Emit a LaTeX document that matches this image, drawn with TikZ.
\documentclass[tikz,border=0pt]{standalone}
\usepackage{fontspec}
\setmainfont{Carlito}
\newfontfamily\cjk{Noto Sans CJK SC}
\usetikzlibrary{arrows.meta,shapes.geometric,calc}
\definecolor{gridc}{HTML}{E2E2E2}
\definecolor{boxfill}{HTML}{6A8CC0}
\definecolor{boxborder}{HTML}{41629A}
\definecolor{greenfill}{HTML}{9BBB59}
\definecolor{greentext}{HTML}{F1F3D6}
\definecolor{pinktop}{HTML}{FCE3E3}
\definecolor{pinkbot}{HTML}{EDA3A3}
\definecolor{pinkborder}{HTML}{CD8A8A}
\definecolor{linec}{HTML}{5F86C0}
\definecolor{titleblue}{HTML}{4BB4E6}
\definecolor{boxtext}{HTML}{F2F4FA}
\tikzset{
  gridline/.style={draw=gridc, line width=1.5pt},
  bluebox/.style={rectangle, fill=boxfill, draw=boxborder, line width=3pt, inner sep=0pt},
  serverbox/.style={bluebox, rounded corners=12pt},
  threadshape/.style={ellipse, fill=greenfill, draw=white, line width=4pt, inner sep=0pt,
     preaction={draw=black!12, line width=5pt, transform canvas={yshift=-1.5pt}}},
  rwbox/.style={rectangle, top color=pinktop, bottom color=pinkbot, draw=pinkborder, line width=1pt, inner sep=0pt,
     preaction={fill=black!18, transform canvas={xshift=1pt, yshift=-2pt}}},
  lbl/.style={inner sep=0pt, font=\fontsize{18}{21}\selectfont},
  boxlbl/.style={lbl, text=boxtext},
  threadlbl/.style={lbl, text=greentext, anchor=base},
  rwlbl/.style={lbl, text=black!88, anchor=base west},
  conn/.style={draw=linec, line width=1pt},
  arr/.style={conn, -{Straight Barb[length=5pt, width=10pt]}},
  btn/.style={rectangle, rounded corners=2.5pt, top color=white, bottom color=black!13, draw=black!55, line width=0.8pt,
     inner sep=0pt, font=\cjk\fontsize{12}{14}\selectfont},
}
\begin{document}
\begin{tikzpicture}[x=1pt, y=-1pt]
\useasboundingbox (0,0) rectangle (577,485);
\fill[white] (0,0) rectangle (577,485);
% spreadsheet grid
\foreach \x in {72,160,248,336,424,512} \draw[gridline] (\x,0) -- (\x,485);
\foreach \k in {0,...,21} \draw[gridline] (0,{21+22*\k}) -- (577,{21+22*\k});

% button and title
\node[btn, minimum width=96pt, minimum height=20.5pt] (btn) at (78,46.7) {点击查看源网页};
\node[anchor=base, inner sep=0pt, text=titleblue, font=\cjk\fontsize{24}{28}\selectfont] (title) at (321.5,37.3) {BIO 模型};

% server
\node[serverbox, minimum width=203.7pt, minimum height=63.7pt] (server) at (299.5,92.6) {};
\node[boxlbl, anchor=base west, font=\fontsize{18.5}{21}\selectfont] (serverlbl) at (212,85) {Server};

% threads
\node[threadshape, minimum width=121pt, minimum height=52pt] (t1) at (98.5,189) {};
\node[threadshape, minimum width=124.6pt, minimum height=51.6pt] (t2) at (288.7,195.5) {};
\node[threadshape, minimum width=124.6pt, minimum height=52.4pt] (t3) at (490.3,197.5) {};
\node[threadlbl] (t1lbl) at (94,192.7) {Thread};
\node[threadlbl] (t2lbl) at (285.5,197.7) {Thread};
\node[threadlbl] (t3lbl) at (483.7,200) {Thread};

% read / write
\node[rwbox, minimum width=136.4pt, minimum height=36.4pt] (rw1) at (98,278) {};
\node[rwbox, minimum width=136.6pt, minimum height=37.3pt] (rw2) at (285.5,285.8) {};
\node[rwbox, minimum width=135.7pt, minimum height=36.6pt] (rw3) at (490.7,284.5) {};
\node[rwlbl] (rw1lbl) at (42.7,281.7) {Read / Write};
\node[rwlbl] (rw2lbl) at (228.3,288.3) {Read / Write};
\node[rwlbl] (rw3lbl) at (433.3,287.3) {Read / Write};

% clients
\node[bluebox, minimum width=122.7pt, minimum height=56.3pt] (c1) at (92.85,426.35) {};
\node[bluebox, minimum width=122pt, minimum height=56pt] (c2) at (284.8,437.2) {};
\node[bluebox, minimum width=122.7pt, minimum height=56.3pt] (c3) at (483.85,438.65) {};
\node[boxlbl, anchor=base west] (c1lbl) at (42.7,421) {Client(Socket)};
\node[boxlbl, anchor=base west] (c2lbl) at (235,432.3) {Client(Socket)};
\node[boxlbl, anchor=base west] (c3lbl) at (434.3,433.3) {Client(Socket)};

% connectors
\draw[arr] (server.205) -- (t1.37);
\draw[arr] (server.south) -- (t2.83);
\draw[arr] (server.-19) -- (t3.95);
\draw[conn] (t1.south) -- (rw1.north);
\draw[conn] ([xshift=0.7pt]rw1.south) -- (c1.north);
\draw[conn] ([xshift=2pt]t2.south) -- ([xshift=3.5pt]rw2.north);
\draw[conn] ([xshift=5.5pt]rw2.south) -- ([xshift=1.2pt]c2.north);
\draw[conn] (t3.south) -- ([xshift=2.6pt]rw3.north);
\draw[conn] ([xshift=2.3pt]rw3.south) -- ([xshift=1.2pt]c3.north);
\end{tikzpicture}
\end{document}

____________

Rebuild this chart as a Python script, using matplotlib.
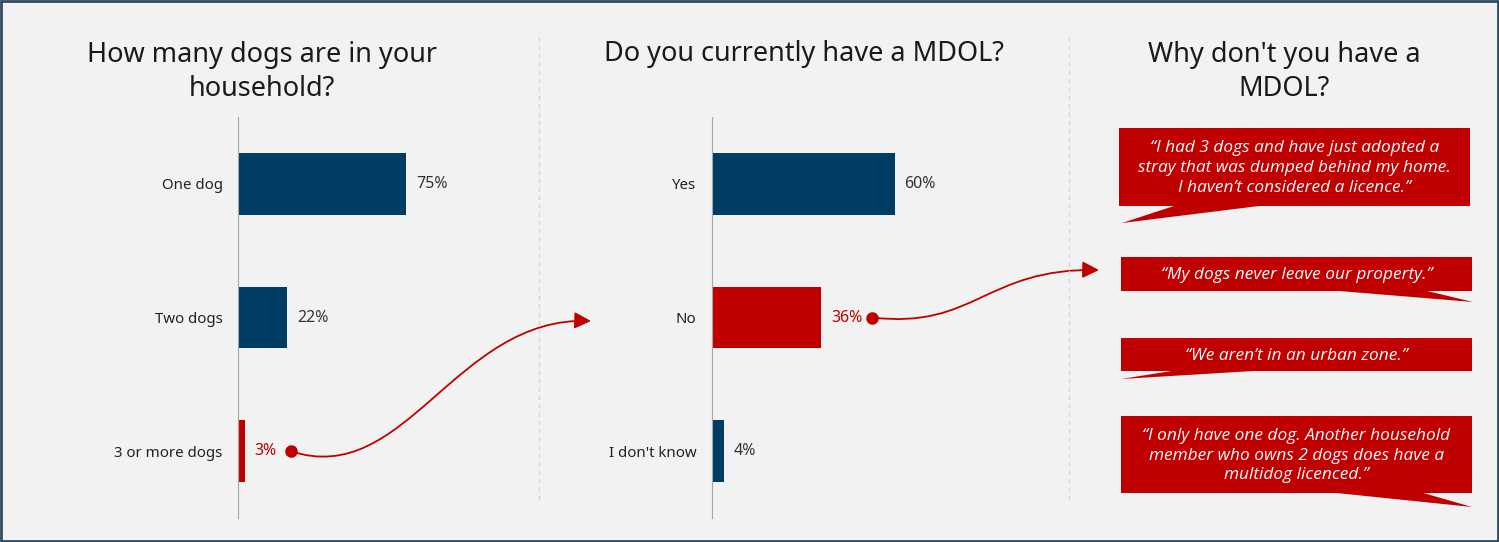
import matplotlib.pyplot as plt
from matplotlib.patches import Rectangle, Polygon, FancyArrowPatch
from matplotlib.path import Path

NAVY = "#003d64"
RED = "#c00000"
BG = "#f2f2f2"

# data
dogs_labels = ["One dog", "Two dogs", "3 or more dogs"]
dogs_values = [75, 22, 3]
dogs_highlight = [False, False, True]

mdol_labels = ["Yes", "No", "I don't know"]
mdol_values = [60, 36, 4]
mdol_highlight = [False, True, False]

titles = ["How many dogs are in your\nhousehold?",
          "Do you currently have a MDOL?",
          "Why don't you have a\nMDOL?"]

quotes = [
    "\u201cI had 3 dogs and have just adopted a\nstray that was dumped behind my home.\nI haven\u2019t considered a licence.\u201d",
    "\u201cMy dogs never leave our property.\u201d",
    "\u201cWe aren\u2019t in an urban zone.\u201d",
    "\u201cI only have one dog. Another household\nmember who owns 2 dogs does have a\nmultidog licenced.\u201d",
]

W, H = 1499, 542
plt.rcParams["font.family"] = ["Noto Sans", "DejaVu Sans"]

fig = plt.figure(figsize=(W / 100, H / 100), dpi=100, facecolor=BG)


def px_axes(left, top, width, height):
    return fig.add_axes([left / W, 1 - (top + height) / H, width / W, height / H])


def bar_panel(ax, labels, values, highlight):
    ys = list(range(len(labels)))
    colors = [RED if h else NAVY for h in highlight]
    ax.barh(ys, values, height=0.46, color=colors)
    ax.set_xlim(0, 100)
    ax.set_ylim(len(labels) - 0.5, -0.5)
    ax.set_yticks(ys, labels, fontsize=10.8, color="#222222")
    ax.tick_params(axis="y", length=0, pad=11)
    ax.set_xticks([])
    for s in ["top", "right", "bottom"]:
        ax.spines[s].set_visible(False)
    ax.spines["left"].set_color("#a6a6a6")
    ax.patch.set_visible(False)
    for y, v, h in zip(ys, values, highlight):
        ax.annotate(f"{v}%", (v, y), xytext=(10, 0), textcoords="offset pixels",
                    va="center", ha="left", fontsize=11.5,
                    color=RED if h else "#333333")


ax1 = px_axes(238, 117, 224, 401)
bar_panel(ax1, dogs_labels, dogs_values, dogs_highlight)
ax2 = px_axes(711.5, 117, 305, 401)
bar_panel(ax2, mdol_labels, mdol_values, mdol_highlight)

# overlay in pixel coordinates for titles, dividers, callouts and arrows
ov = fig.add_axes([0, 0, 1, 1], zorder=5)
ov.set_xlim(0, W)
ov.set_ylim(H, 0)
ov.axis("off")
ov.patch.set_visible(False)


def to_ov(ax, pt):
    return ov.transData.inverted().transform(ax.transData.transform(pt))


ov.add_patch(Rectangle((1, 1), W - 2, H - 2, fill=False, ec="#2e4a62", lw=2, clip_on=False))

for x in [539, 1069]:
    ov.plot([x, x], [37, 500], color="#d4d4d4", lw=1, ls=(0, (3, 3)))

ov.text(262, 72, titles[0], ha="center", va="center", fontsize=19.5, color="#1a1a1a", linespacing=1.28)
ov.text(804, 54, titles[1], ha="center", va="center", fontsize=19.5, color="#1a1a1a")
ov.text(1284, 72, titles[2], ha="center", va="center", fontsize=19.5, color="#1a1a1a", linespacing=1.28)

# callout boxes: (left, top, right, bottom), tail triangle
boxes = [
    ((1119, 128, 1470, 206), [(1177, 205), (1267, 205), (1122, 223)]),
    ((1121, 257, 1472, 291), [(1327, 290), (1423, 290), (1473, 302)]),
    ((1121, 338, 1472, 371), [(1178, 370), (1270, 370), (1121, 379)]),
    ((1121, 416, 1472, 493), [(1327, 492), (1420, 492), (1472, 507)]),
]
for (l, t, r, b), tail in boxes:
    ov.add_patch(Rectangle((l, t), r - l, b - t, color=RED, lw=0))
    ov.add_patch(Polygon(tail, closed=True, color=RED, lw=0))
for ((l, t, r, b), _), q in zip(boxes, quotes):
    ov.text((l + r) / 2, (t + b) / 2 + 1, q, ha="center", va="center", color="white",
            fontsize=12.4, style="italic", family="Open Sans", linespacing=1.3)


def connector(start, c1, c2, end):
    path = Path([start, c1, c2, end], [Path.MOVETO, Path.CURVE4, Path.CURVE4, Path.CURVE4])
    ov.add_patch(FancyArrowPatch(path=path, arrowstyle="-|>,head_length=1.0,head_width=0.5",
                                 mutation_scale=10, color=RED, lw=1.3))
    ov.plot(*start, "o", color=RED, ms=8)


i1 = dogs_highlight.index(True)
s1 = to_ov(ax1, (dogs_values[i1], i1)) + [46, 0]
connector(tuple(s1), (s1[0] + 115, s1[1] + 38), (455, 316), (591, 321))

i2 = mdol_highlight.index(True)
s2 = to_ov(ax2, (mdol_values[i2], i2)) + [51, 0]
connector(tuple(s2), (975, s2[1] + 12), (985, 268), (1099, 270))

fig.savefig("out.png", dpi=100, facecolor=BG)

____________

*Request*: Search the data for "matplotlib" and list every line in which it occurs.

*The output*:
Rebuild this chart as a Python script, using matplotlib.
import matplotlib.pyplot as plt
from matplotlib.patches import Rectangle, Polygon, FancyArrowPatch
from matplotlib.path import Path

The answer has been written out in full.